On some twisted level, it kind of makes sense now, doesn’t it?
I ENGAGED SOCIALLY whenever I could, and my peers would probably even say I was well liked and popular. As long as I was strong enough to put on the figurative mask, hide what was really going on with me, and confront the world at large, I was fun to be around. The emotional late-bloomer I had once been was now somewhat more mature than most of his peers, having had experiences most of them could never have understood.
Whenever I showed up, I greatly enjoyed law school. I found the subject matter fascinating, especially given my circumstances. It was an interesting perspective to have while sitting through a criminal law class, delving into the proper way to approach sentencing. The thing that struck me most was how easy it was for academics to diminish or ignore the victim, for while the cases are studied as historical disputes between contrasting legal principles that emerge to develop “the law,” the teaching of the law seldom, if ever, mentions, let alone focuses on, the victims.
It is a most inhumane way to look at things. The victims in all these cases were real people. Who were they? How did they live? How did the crime impact them? What were their struggles in the aftermath?
The legal system as taught when I was in school removed the victim from the equation. Thoughts of vengeance quite properly have no place in our judicial system. But at the same time, my peers and my criminal law professor seemed unable to consider that there were real people, victims, behind every case, and that there are indeed monsters among us for whom no sentence could ever be enough.
“MR. GILHOOLY. IT’S your turn today. Can you tell all of us what the rationale is for excluding this evidence in these circumstances?”
The details are mostly long gone. The example involved an offender who had committed a particularly heinous offence. The issue involved whether, to convict him, evidence could be introduced to show he had previously been convicted for similar crimes with similar sets of facts. Against that was a fear that such evidence of previous similar crimes would so cloud the judgment of anybody looking at this specific situation that the accused would suffer undue prejudice against him should it be introduced.
I
started to answer with trepidation, because I was pretty sure I was about to disagree with my professor, who had already telegraphed his approach to the law. I believed he would focus on the need for the system to protect the rights of the accused, the crux of mainstream legal teaching, and that the evidence should be excluded, that only the specific facts from this specific case mattered.
I understood and agreed in theory, but at the same time I disagreed and suggested that there needed to be a better balance between the rights of the offender and those of the rest of society.

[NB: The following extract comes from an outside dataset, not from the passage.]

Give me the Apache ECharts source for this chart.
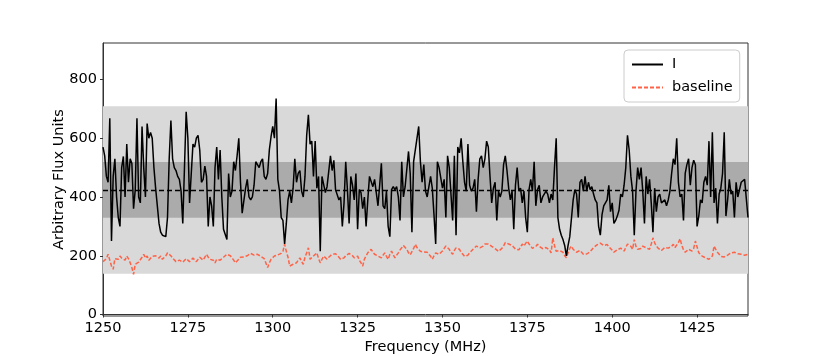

I disagreed with the concept that once an offender had served his or her time, he or she had done all that was required, and I suggested that perhaps we as a society should understand that the criminal, in committing the crime, had also flagged a willingness to breach the social contract and was responsible for whatever else went with that. I said that we as a society could in no way ever determine whether or not that criminal had been truly rehabilitated and that, accordingly, it would be naive for us to discount or ignore the fact that the criminal had already shown a willingness to break the law. I noted that, absolutely, against this was an obvious need to allow the criminal access to fair treatment in the future. But, I asked, does fair treatment mean we’re not entitled to draw inferences, especially where similar-fact situations warrant it? In the end, how do we find a balance? We can’t always default in favor of the criminal, can we?
“And,” I added, “what about the victim?”
The discussion was on. Of course the criminal deserves a second chance. Of course. Yet nowhere in the discussion was mention ever made of the victim other than to say that any talk of the victim invites vengeance. Not once did the professor or anyone in my class ever for a moment consider that the victim also needed to be rehabilitated, that the victim needed a second chance, that the victim needed to understand that society was taking steps to protect him or her.